O filho mais velho de Elizabeth II, a monarca que morreu nesta quinta-feira (8), deve ser proclamado rei Charles III no sábado (10) e terá logo no início do seu reinado dois desafios principais: o declínio do apoio à monarquia no Reino Unido entre a população jovem e a manutenção da própria unidade nacional.
Embora o posto de monarca no país seja praticamente cerimonial, o economista Igor Macedo de Lucena, doutorando em relações internacionais na Universidade de Lisboa e membro da Chatham House – The Royal Institute of International Affairs e da Associação Portuguesa de Ciência Política, lembra que a mãe de Charles III soube trabalhar com o primeiro-ministro do início de seu reinado, Winston Churchill, para unir o povo britânico e superar as adversidades do pós-guerra.
“O Reino Unido está passando por um momento de greves, de aumento da inflação, sofre os reflexos de uma guerra, o que vai exigir que decisões sejam tomadas pela nova primeira-ministra [Liz Truss] e com o rei Charles III no trono. Os desafios que são colocados hoje são tão grandes quanto os que Elizabeth II enfrentou”, destaca Lucena.
Além dos problemas econômicos, o Reino Unido enfrenta o risco de uma quebra da unidade nacional: a Escócia quer realizar outro plebiscito de independência em 2023, o que, para Lucena, “poderia abrir espaço para uma reunificação das Irlandas”.
Wilson Maske, professor de história da Pontifícia Universidade Católica do Paraná (PUCPR), acredita que Charles III seguiria sendo monarca inglês e escocês mesmo que seja aprovada a separação.
“Se a Escócia se tornar independente, voltará uma situação anterior, do reinado de Charles I (1625-1649, julgado, condenado e executado por traição), em que ele era rei simultaneamente da Escócia e da Inglaterra”, explica.
“Não sei que arranjo se daria a essa questão, mas os britânicos têm muita habilidade para resolver esses assuntos em termos aceitáveis, porque devido ao sistema parlamentarista muito sólido, desde que se estabeleceu a monarquia limitada com o Parlamento, em 1688, a Inglaterra não teve mais revoluções, e não por não haver situações de crise social que poderiam levar a isso, mas sim porque o regime parlamentarista criou situações que possibilitaram reformas. Os problemas atuais não ameaçam o Reino Unido e a monarquia, que já enfrentaram momentos mais difíceis, como a Segunda Guerra Mundial”, argumenta.

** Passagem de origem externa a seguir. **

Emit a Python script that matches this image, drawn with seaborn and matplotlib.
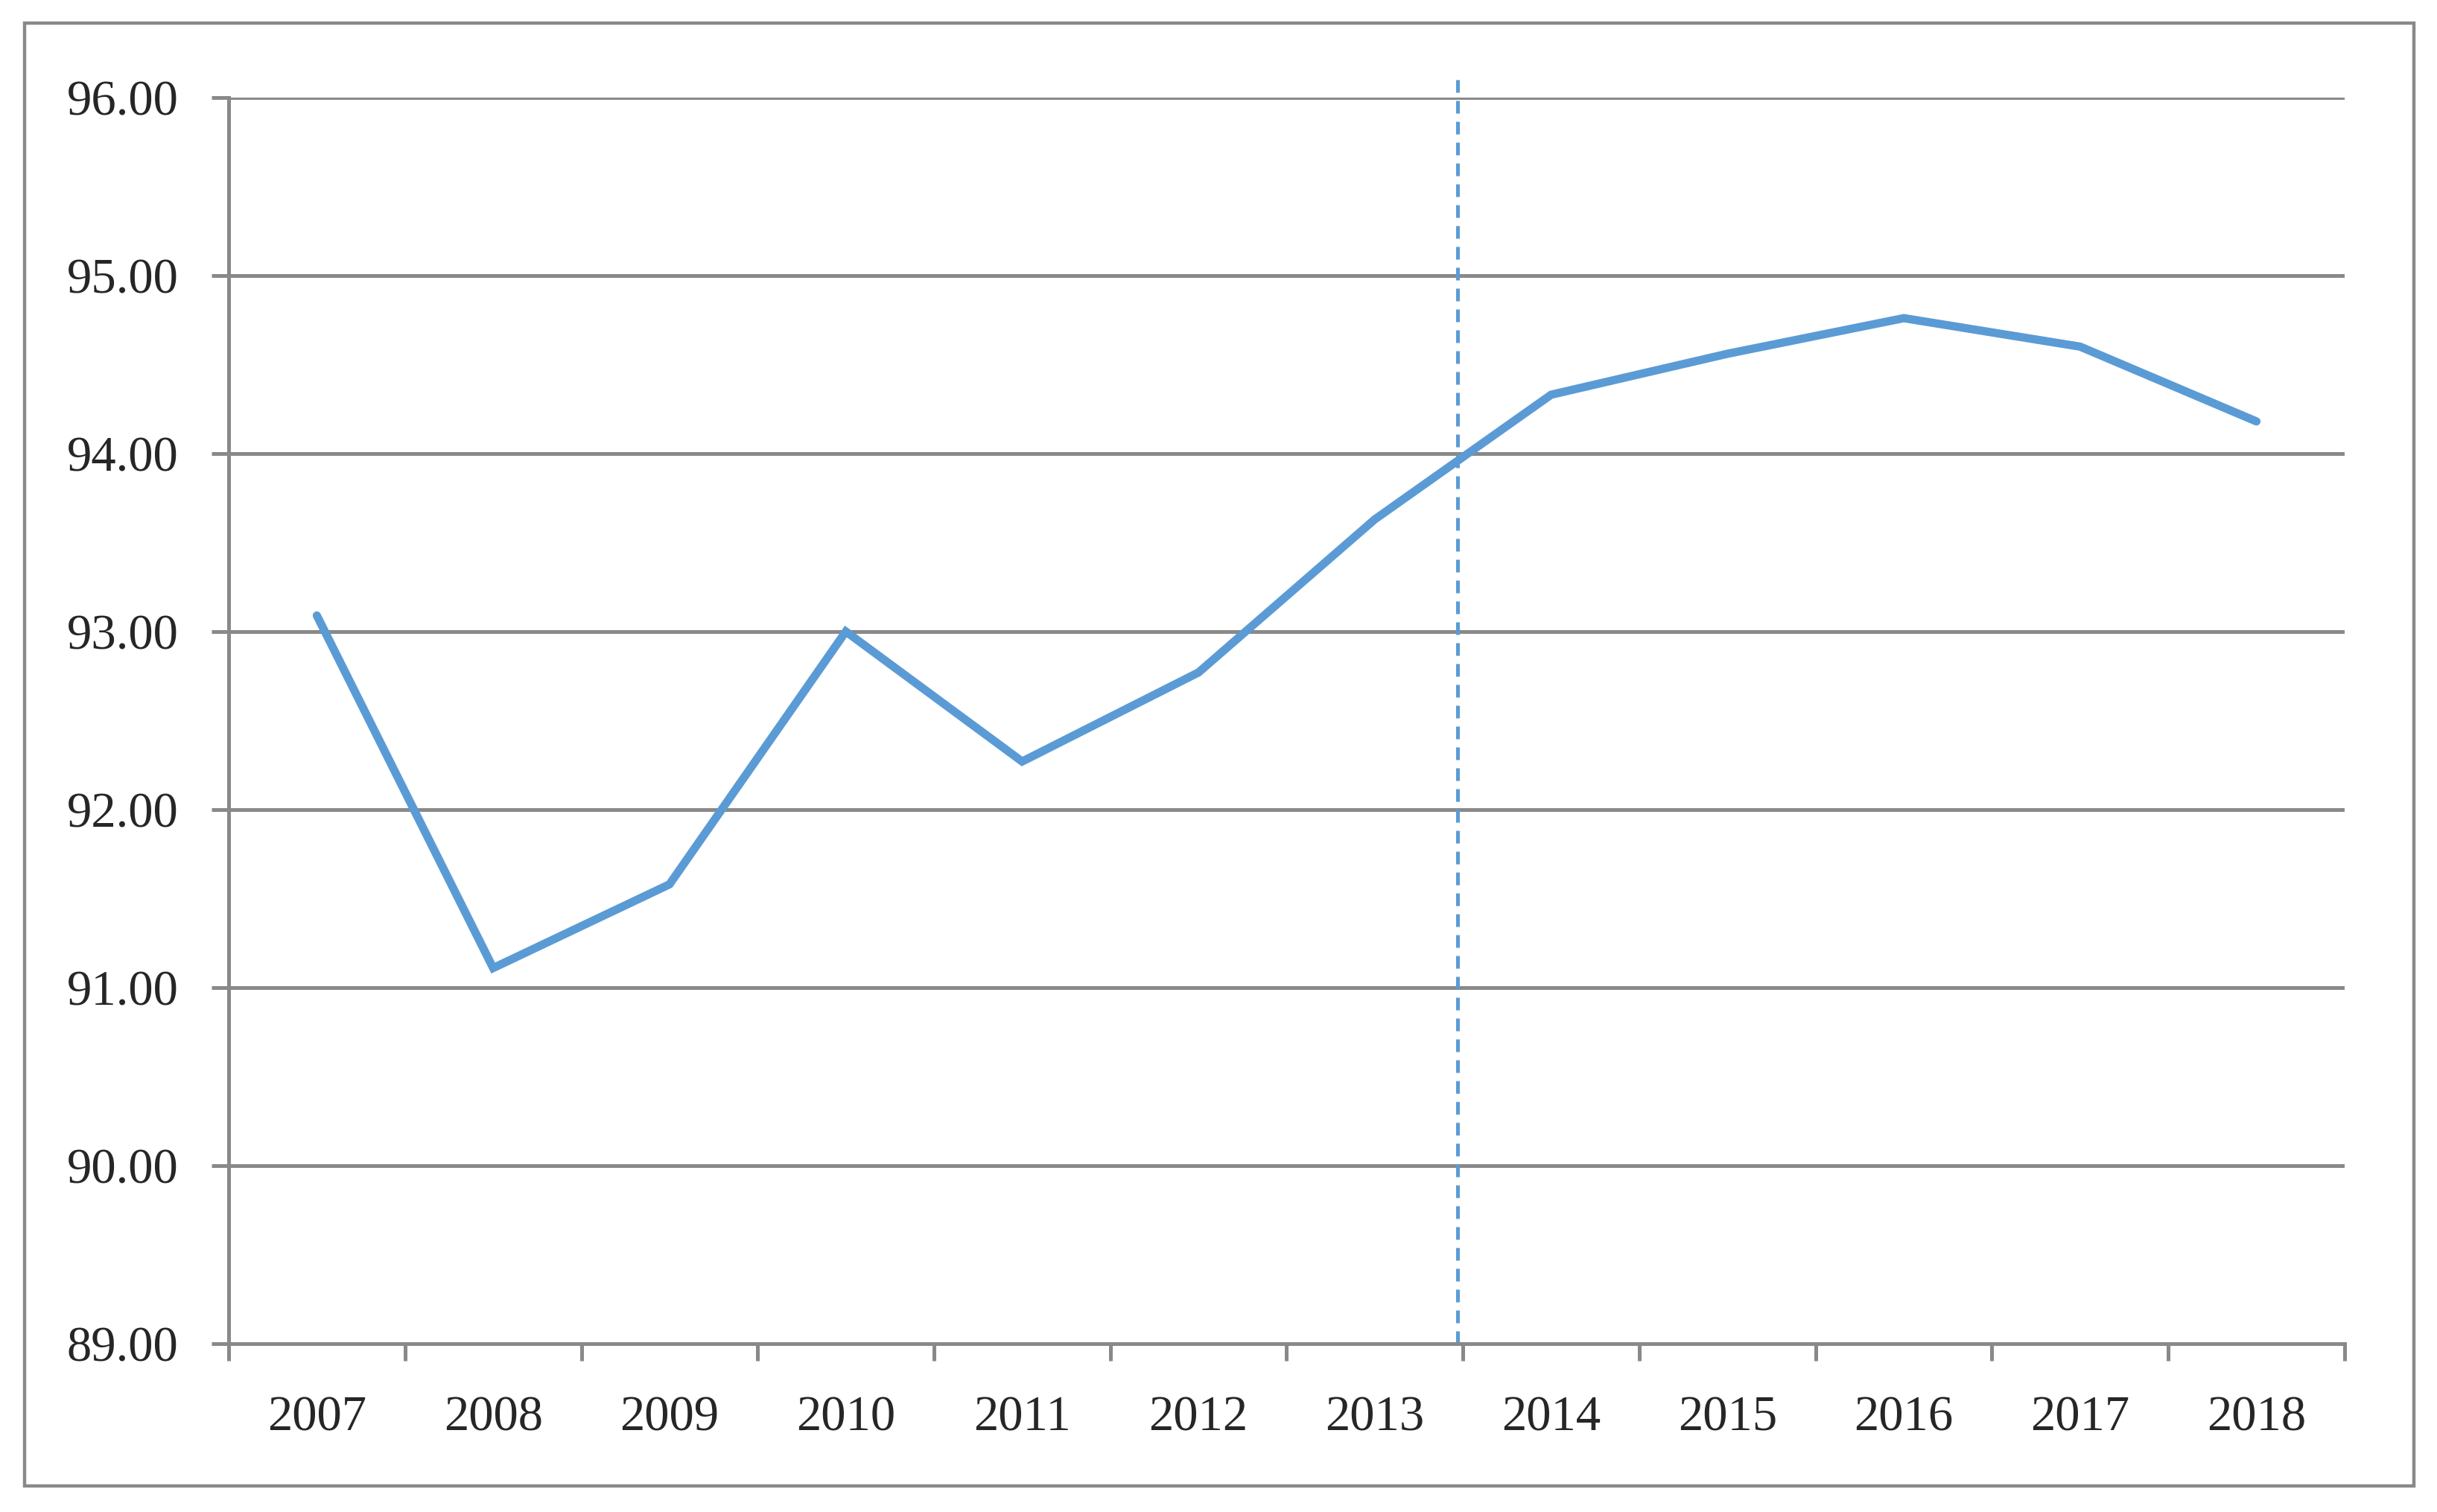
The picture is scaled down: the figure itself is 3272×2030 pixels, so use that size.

Embora resolver atribulações políticas e econômicas não seja responsabilidade do monarca do Reino Unido, Maske projeta que um eventual desgaste de Charles III diante dessas questões “vai depender de como ele vai se comportar sobre esses temas”. “Se ele se mantiver obediente a decisões de governo, como a mãe dele fez, não devem influenciar muito”, justifica.
Carisma
Igor Macedo de Lucena acredita que, assim como sua mãe, Charles III não deve interferir em decisões políticas, apesar de seu passado de opinar em questões sociais e ambientais. “Ele sempre teve uma visão política muito grande, mas nos últimos tempos, deixou de opinar por saber que em breve se tornaria rei”, relata.
Elizabeth II era uma figura popular, mas ultimamente nem seu carisma estava sendo suficiente para reverter o desgaste da monarquia junto aos jovens britânicos.
Uma pesquisa do instituto YouGov do ano passado mostrou que 41% dos jovens de 18 a 24 anos achavam que o país deveria ter um chefe de Estado eleito, enquanto apenas 31% gostariam de ver a continuidade da monarquia. Em 2019, 46% da população nessa faixa etária era a favor da monarquia e somente 26% preferia que o Reino Unido tivesse um chefe de Estado eleito.
Charles III terá dificuldades para reverter essa queda: uma pesquisa realizada em julho de 2013, após o nascimento do príncipe George – então terceiro na linha de sucessão -, indicou que os membros da realeza mais populares depois da rainha Elizabeth II eram o príncipe William, sua esposa, Kate, e o príncipe Harry.
Nesta quinta-feira, muitas pessoas nas redes sociais (em grande parte em tom jocoso, é claro) já faziam “campanha” para que William assumisse o trono no lugar do pai. Para Lucena, Charles III não será ajudado pelo fato de que a rainha consorte será Camilla Parker Bowles, com quem o então príncipe teve um caso quando ainda era casado com a princesa Diana e que depois se tornou sua esposa – a opinião pública britânica ficou ao lado da “princesa do povo” quando seu casamento com o herdeiro do trono acabou.
“Em um momento de grande estresse futuro, Charles pode até mesmo ser obrigado a sair de cena e passar a coroa para o filho. Ele não é uma figura carismática e não representa uma renovação da coroa, como representa William”, argumenta o analista.